According to the Center for Disease Control's Web site, which is updated daily, of the 16.8 million doses of H1N1 vaccine shipped to hospitals across the country, 404,500 have landed in the Bay State. Although the federal government originally called for 200 million vaccines for the country's estimated 300 million residents, production has been slower than expected.
Sheila Streeter, operations manager for Northampton Area Pediatrics, which will hold two walk-in vaccination clinics this weekend for asthmatic children ages 6 months to 3 years old, said she was wary of specifying how many doses of H1N1 vaccine they currently have because of increasing demand.
"I would rather not say the number. We have to try to do this in a controlled fashion and we only have so much vaccine," Streeter said. "If we run out and there are still patients, we are going to end up having to close the clinic."
Despite the limited amount of vaccine, Streeter said the plan is to continue rolling out clinics as vaccine trickles in. Once all "priority groups" have been vaccinated, those residents without underlying conditions will have their chance.
"As we work through our high-risk patients and more of the vaccine comes in, we will be increasing our clinics and hopefully we will eventually be offering it to all of our patients," she said.
According to a press release from the Amherst Health Department, the town has received 200 doses of H1N1 vaccine, most of which have already been distributed to pediatric and obstetric facilities in town.
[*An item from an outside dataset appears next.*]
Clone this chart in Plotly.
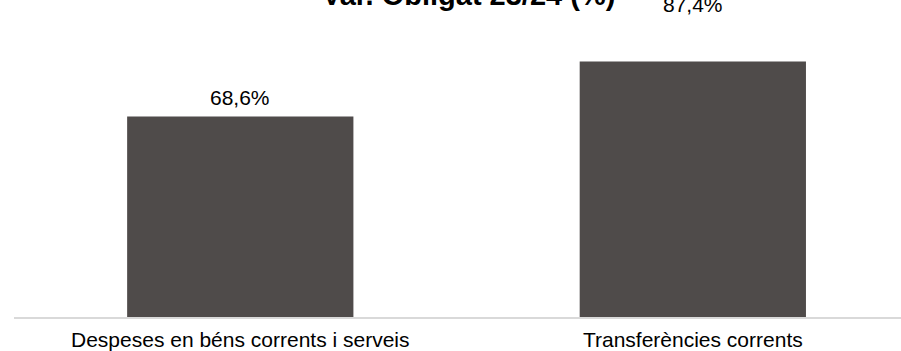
import plotly.graph_objects as go

categories = ["Despeses en béns corrents i serveis", "Transferències corrents"]
values = [68.6, 87.4]
value_labels = ["68,6%", "87,4%"]
title_text = "Var. Obligat 23/24 (%)"

bar_color = "#4F4B4A"
font_family = "Liberation Sans, Arial, sans-serif"

fig = go.Figure()
fig.add_trace(go.Bar(
    x=categories,
    y=values,
    marker=dict(color=bar_color, line=dict(width=0)),
    hoverinfo="skip",
))

label_shifts = [5, 43]
for cat, val, lab, sh in zip(categories, values, value_labels, label_shifts):
    fig.add_annotation(
        x=cat, y=val, xref="x", yref="y",
        text=lab, showarrow=False,
        yanchor="bottom", yshift=sh,
        font=dict(family=font_family, size=21, color="#000000"),
    )

fig.add_annotation(
    x=0.5124, y=1, xref="paper", yref="paper",
    text="<b>" + title_text + "</b>", showarrow=False,
    xanchor="center", yanchor="middle", yshift=5,
    font=dict(family=font_family, size=29, color="#000000"),
)

fig.update_layout(
    width=901, height=351,
    margin=dict(l=14, r=0, t=0, b=34),
    paper_bgcolor="white", plot_bgcolor="white",
    bargap=0.5,
    showlegend=False,
    xaxis=dict(
        range=[-0.5, 1.46],
        showline=True, linecolor="#D9D9D9", linewidth=2,
        showgrid=False, zeroline=False, ticks="",
        ticklabelstandoff=3,
        tickfont=dict(family=font_family, size=21, color="#000000"),
    ),
    yaxis=dict(
        range=[0, 108.4],
        visible=False, showgrid=False, zeroline=False,
    ),
)

fig.write_html(
    "out.html",
    config={"displayModeBar": False},
    post_script="document.body.style.margin='0px';document.body.style.overflow='hidden';",
)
A portion of the vaccinations, the release states, were reserved for Amherst first-responders, and the town expects to receive another 200 doses in the near future.
Joanne Levin, medical director of infection prevention at Cooley Dickinson Hospital, said the problem with giving residents a specific time line for increased shipments of the vaccine is that area hospitals don't know day-to-day how many doses they will receive.
Levin said Cooley Dickinson reports to the state's Department of Public Health every Monday letting them know how much of the vaccine was used the previous week, and to which age groups it was administered. Based on those totals, she said, the DPH releases a new weekly or biweekly supply.